While I am a huge fan of old world charm, and croquettes, I am so glad to be back in New England. But I do miss the flower season in Holland which, as you can imagine, has been big business since the 17th century. Look at the image I attached to this blog - that's a Van Gosh painting, believe it or not. A very hometown piece for him, since he was Dutch and yet mostly associated with French poppies and sunflowers. His colors in this painting are a lot more muted than the flower fields really are. It seems like he refrained from packing his usual COLOR PUNCH when he painted this. Even the sky is dreary, and casting a blueish tinge on flowers that surely most be electrically bright. And we know he could paint BRIGHT, so this feels like a curiosity and a maybe a metaphor to me.
Anyway, in our class, you'll receive five BRIGHT tulipmania colors. But I can't just leave it at that because - Vermeer! Think about all those gorgeous costumes, the light coming through the windows on woman in hyacinth dresses with pearl earrings. And checkerboard floors that would make MacKenzie-Childs cry themselves to sleep. So, you'll receive three of the 'dour Dutch' colors' to temper the bright flower shades. Because it's impossible to have something truly bright and beautiful without something darker and drearier to pop it. Dark, light, dull, bright. It's the mantra for rug hooking, and also for life.
I hope to see you on Mother's Day in this fun, no-pressure class. You'll end up with 4 full skeins of yarn to hook or punch and 4 long quarters of colored Dorr. It'll be up to you which colors you want to use, and whether you want to add mottling or effects, or overdye, or anything you like. My classes are always about learning the basic skills and then you running with it. I've been putting off Dutch themes, Dutch subjects, really thoughts of anything Dutch. But, hey, it's Springtime and now I have you, and we can do this together!

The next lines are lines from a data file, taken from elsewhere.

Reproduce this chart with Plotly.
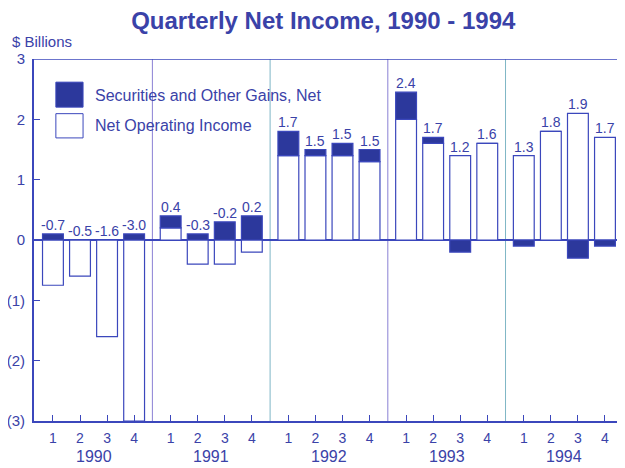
import plotly.graph_objects as go

years = ["1990", "1991", "1992", "1993", "1994"]
quarters = ["1", "2", "3", "4"]

# net operating income by quarter, $ billions
operating = [
    -0.75, -0.6, -1.6, -3.0,
    0.2, -0.4, -0.4, -0.2,
    1.4, 1.4, 1.4, 1.3,
    2.0, 1.6, 1.4, 1.6,
    1.4, 1.8, 2.1, 1.7,
]
# securities and other gains, net
gains = [
    0.1, 0.0, 0.0, 0.1,
    0.2, 0.1, 0.3, 0.4,
    0.4, 0.1, 0.2, 0.2,
    0.45, 0.1, -0.2, 0.0,
    -0.1, 0.0, -0.3, -0.1,
]
# printed net income labels
net_labels = [
    "-0.7", "-0.5", "-1.6", "-3.0",
    "0.4", "-0.3", "-0.2", "0.2",
    "1.7", "1.5", "1.5", "1.5",
    "2.4", "1.7", "1.2", "1.6",
    "1.3", "1.8", "1.9", "1.7",
]

BLUE = "#3a42a8"
DARK = "#2c389c"
EDGE = "#3b47bc"
FONT = "Liberation Sans, Arial, Helvetica, sans-serif"
YEAR_STEP = 4.35

xpos = [yi * YEAR_STEP + qi for yi in range(len(years)) for qi in range(len(quarters))]

fig = go.Figure()

fig.add_trace(
    go.Bar(
        x=xpos,
        y=operating,
        width=0.77,
        marker=dict(color="white", line=dict(color=EDGE, width=1.2)),
        name="Net Operating Income",
        showlegend=False,
    )
)
fig.add_trace(
    go.Bar(
        x=xpos,
        y=gains,
        width=0.77,
        marker=dict(color=DARK, line=dict(color=EDGE, width=1.2)),
        name="Securities and Other Gains, Net",
        showlegend=False,
    )
)

annotations = []
for x, op, g, lab in zip(xpos, operating, gains, net_labels):
    top = max(op, 0) + max(g, 0)
    annotations.append(dict(x=x, y=top, xref="x", yref="y", text=lab, showarrow=False,
                            yanchor="bottom", yshift=-1, font=dict(size=14, color=BLUE)))

for yi, yr in enumerate(years):
    annotations.append(dict(x=yi * YEAR_STEP + 1.5, y=-0.098, xref="x", yref="paper",
                            text=yr, showarrow=False, yanchor="middle",
                            font=dict(size=16, color=BLUE)))

annotations.append(dict(x=-0.041, y=1.047, xref="paper", yref="paper", text="$ Billions",
                        showarrow=False, xanchor="left", yanchor="middle",
                        font=dict(size=15, color=BLUE)))
annotations.append(dict(x=0.1, y=0.9, xref="paper", yref="paper",
                        text="Securities and Other Gains, Net", showarrow=False,
                        xanchor="left", yanchor="middle", font=dict(size=16, color=BLUE)))
annotations.append(dict(x=0.1, y=0.817, xref="paper", yref="paper",
                        text="Net Operating Income", showarrow=False,
                        xanchor="left", yanchor="middle", font=dict(size=16, color=BLUE)))

shapes = [
    # top border
    dict(type="line", xref="paper", yref="y", x0=0, x1=1, y0=3, y1=3,
         line=dict(color=EDGE, width=1.5)),
    # legend swatches
    dict(type="rect", xref="paper", yref="paper", x0=0.037, x1=0.083, y0=0.867, y1=0.936,
         fillcolor=DARK, line=dict(color=EDGE, width=1)),
    dict(type="rect", xref="paper", yref="paper", x0=0.037, x1=0.083, y0=0.782, y1=0.849,
         fillcolor="white", line=dict(color=EDGE, width=1)),
]
sep_colors = ["#8a80d4", "#7fb6c6", "#8a80d4", "#7fb6c6"]
for yi in range(len(years) - 1):
    sx = yi * YEAR_STEP + 3.675
    shapes.append(dict(type="line", xref="x", yref="paper", x0=sx, x1=sx, y0=0, y1=1,
                       layer="below", line=dict(color=sep_colors[yi], width=1)))

# page body adds an 8px margin, so the figure is 8px smaller than the window
fig.update_layout(
    width=617,
    height=460,
    margin=dict(l=26, r=0, t=51, b=47),
    paper_bgcolor="white",
    plot_bgcolor="white",
    barmode="relative",
    font=dict(family=FONT, color=BLUE, size=13),
    title=dict(text="<b>Quarterly Net Income, 1990 - 1994</b>", x=0.511, xanchor="center",
               y=0.972, yanchor="middle", font=dict(size=24, color=BLUE, family=FONT)),
    xaxis=dict(
        range=[-0.70, 21.14],
        tickvals=xpos,
        ticktext=quarters * len(years),
        ticks="inside",
        ticklen=6,
        tickcolor=EDGE,
        showline=True,
        linecolor=EDGE,
        linewidth=2,
        showgrid=False,
        zeroline=False,
        ticklabelstandoff=3,
        tickfont=dict(size=14, color=BLUE),
    ),
    yaxis=dict(
        range=[-3, 3],
        tickvals=[-3, -2, -1, 0, 1, 2, 3],
        ticktext=["(3)", "(2)", "(1)", "0", "1", "2", "3"],
        ticks="inside",
        ticklen=6,
        tickcolor=EDGE,
        showline=True,
        linecolor=EDGE,
        linewidth=2,
        showgrid=False,
        zeroline=True,
        zerolinecolor=EDGE,
        zerolinewidth=1.5,
        ticklabelstandoff=4,
        tickfont=dict(size=15, color=BLUE),
    ),
    annotations=annotations,
    shapes=shapes,
    showlegend=False,
)

fig.write_html("out.html")
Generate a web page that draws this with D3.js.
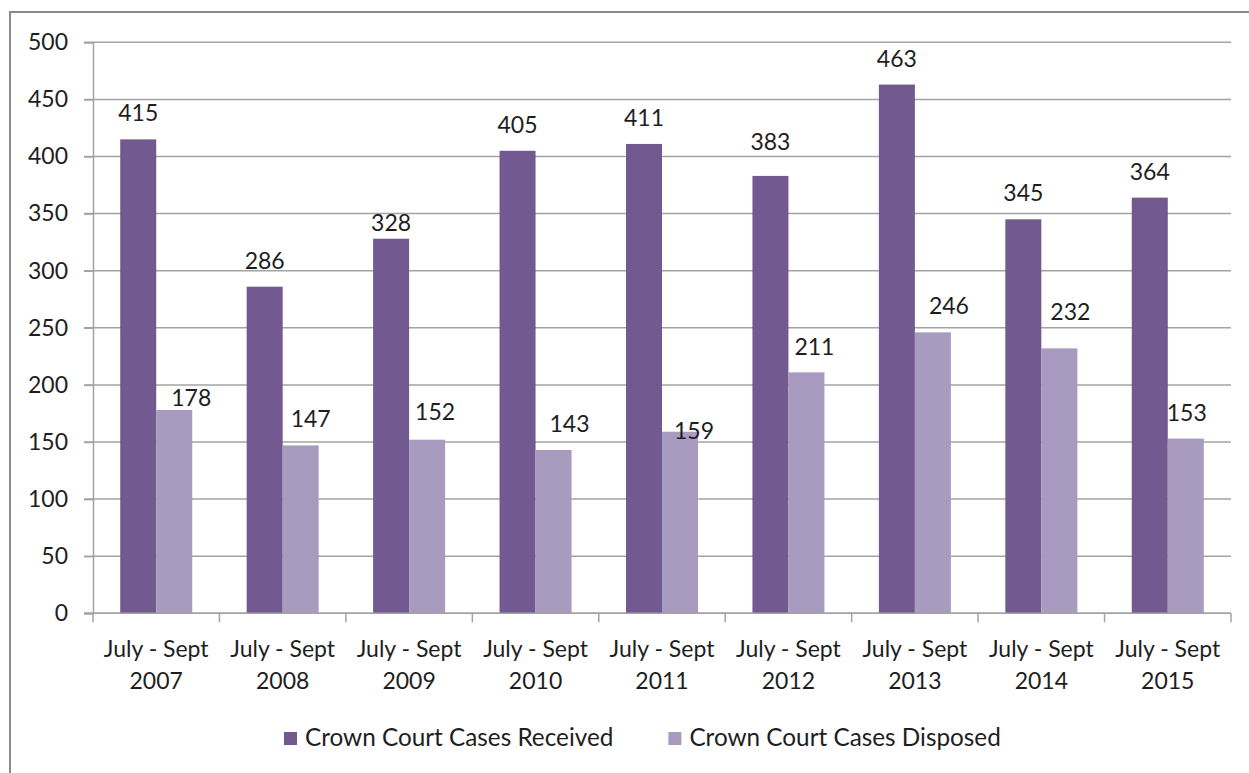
<!DOCTYPE html>
<html>
<head>
<meta charset="utf-8">
<script src="https://cdn.jsdelivr.net/npm/d3@7"></script>
<style>
  html, body { margin: 0; padding: 0; background: #fff; }
  svg { display: block; font-family: Lato, "Open Sans", sans-serif; }
</style>
</head>
<body>
<svg id="chart" width="1249" height="773"></svg>
<script>
// ---- data ----
const categories = ["July - Sept 2007", "July - Sept 2008", "July - Sept 2009", "July - Sept 2010",
  "July - Sept 2011", "July - Sept 2012", "July - Sept 2013", "July - Sept 2014", "July - Sept 2015"];
const seriesNames = ["Crown Court Cases Received", "Crown Court Cases Disposed"];
const received = [415, 286, 328, 405, 411, 383, 463, 345, 364];
const disposed = [178, 147, 152, 143, 159, 211, 246, 232, 153];
const yTicks = [0, 50, 100, 150, 200, 250, 300, 350, 400, 450, 500];

// ---- styling / layout constants ----
const colors = ["#725a90", "#a99bbf"];
const plot = { left: 93, right: 1231, top: 42.3, bottom: 613.3 };
const fontSize = 23;
const legendFontSize = 24.3;
const textColor = "#1e1e1e";
const gridColor = "#a3a3a3";
// manual label nudges (dx, dy) as in the original chart
const nudgeReceived = [[0,0],[0,0],[0,10],[0,0],[0,0],[0,-8],[0,0],[0,0],[0,0]];
const nudgeDisposed = [[17,14],[10,0],[8,-2],[16,0],[14,25],[8,1],[16,0],[11,-10],[1,0]];

const svg = d3.select("#chart");

// frame
svg.append("path")
  .attr("d", "M10,773 L10,12 L1249,12")
  .attr("fill", "none").attr("stroke", "#8a8a8a").attr("stroke-width", 2);

const x0 = d3.scaleBand().domain(categories).range([plot.left, plot.right]).padding(0);
const x1 = d3.scaleBand().domain(seriesNames).range([0, x0.bandwidth()])
  .paddingInner(0).paddingOuter(0.756);
const y = d3.scaleLinear().domain([0, 500]).range([plot.bottom, plot.top]);

// gridlines
svg.append("g").selectAll("line").data(yTicks).join("line")
  .attr("x1", plot.left - 9).attr("x2", plot.right)
  .attr("y1", d => y(d)).attr("y2", d => y(d))
  .attr("stroke", gridColor).attr("stroke-width", 1.5);

// y axis
const yAxis = svg.append("g").attr("transform", `translate(${plot.left},0)`)
  .call(d3.axisLeft(y).tickValues(yTicks).tickSize(9).tickPadding(16));
yAxis.select(".domain").attr("stroke", gridColor).attr("stroke-width", 1.5);
yAxis.selectAll(".tick line").attr("stroke", gridColor).attr("stroke-width", 1.5);
yAxis.selectAll(".tick text").attr("font-size", fontSize).attr("fill", textColor)
  .attr("font-family", "Lato, sans-serif");

// bars
const series = [received, disposed];
const groups = svg.append("g").selectAll("g").data(seriesNames).join("g")
  .attr("fill", (d, i) => colors[i]);
groups.selectAll("rect").data((s, si) => series[si].map((v, ci) => ({ v, c: categories[ci], s })))
  .join("rect")
  .attr("x", d => x0(d.c) + x1(d.s))
  .attr("width", x1.bandwidth())
  .attr("y", d => y(d.v))
  .attr("height", d => y(0) - y(d.v));

// x axis line + boundary ticks
svg.append("line").attr("x1", plot.left - 9).attr("x2", plot.right)
  .attr("y1", y(0)).attr("y2", y(0)).attr("stroke", gridColor).attr("stroke-width", 1.5);
const bounds = categories.map(c => x0(c)).concat([x0(categories[categories.length - 1]) + x0.bandwidth()]);
svg.append("g").selectAll("line").data(bounds).join("line")
  .attr("x1", d => d).attr("x2", d => d)
  .attr("y1", y(0)).attr("y2", y(0) + 9)
  .attr("stroke", gridColor).attr("stroke-width", 1.5);

// x labels (two lines)
const xl = svg.append("g").selectAll("text").data(categories).join("text")
  .attr("text-anchor", "middle").attr("font-size", fontSize).attr("fill", textColor)
  .attr("x", d => x0(d) + x0.bandwidth() / 2);
xl.append("tspan").attr("x", d => x0(d) + x0.bandwidth() / 2).attr("y", 657)
  .text(d => d.replace(/\s+\S+$/, ""));
xl.append("tspan").attr("x", d => x0(d) + x0.bandwidth() / 2).attr("y", 689)
  .text(d => d.match(/\S+$/)[0]);

// value labels
const labelGap = 18;
[received, disposed].forEach((arr, si) => {
  const nudge = si === 0 ? nudgeReceived : nudgeDisposed;
  svg.append("g").selectAll("text").data(arr).join("text")
    .attr("text-anchor", "middle").attr("font-size", fontSize).attr("fill", textColor)
    .attr("x", (v, i) => x0(categories[i]) + x1(seriesNames[si]) + x1.bandwidth() / 2 + nudge[i][0])
    .attr("y", (v, i) => y(v) - labelGap + nudge[i][1])
    .text(v => v);
});

// legend
const legend = svg.append("g");
const items = legend.selectAll("g").data(seriesNames).join("g");
items.append("rect").attr("width", 13).attr("height", 13).attr("y", 732)
  .attr("fill", (d, i) => colors[i]);
items.append("text").attr("x", 21).attr("y", 746).attr("font-size", legendFontSize)
  .attr("fill", textColor).text(d => d);
let widths = [];
items.each(function() { widths.push(d3.select(this).select("text").node().getComputedTextLength()); });
const gapBetween = 55;
let cx = 284;
items.attr("transform", (d, i) => {
  const t = `translate(${cx},0)`;
  cx += 21 + widths[i] + gapBetween;
  return t;
});
</script>
</body>
</html>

https://www.ribboncandyhooking.com/products/the-dutch-palette-wool-and-yarn-dye-zoom-class
Chrissy Glenn
I love getting mail too! Especially anything rug hooking and from Ribbon Candy Hooking! Love those swatch kits. It has been so nice to have some interaction with people during Coffee Time and Dye classes. I work from home and don’t get out much, so it’s nice to get together and we miss you when you’re out, Deanna! I love the blog too. You are so creative and colorful… Wow.. you would be such a great college professor in Art, Literature, History… you name it! :)
Rhelda
Hi Deana. Thank you for this mental voyage to the Netherlands. I could feel myself walking through fields of color! I’m a huge fan of VanGogh. I cried tears when I saw his work at MOMA. Actually took my breath away. I felt like I was in church. But then, for me, church is being in the depths of creativity. I’ve purchased this class and am excitedly looking forward to an adventure of process and color with you.
Becky
Love the blog! I felt like I was reading a good book. I look forward to more blog’s.
Kyra Mercer
This post put a smile on my face – imagining the blooms in Holland. Thank you for taking the time to write this post!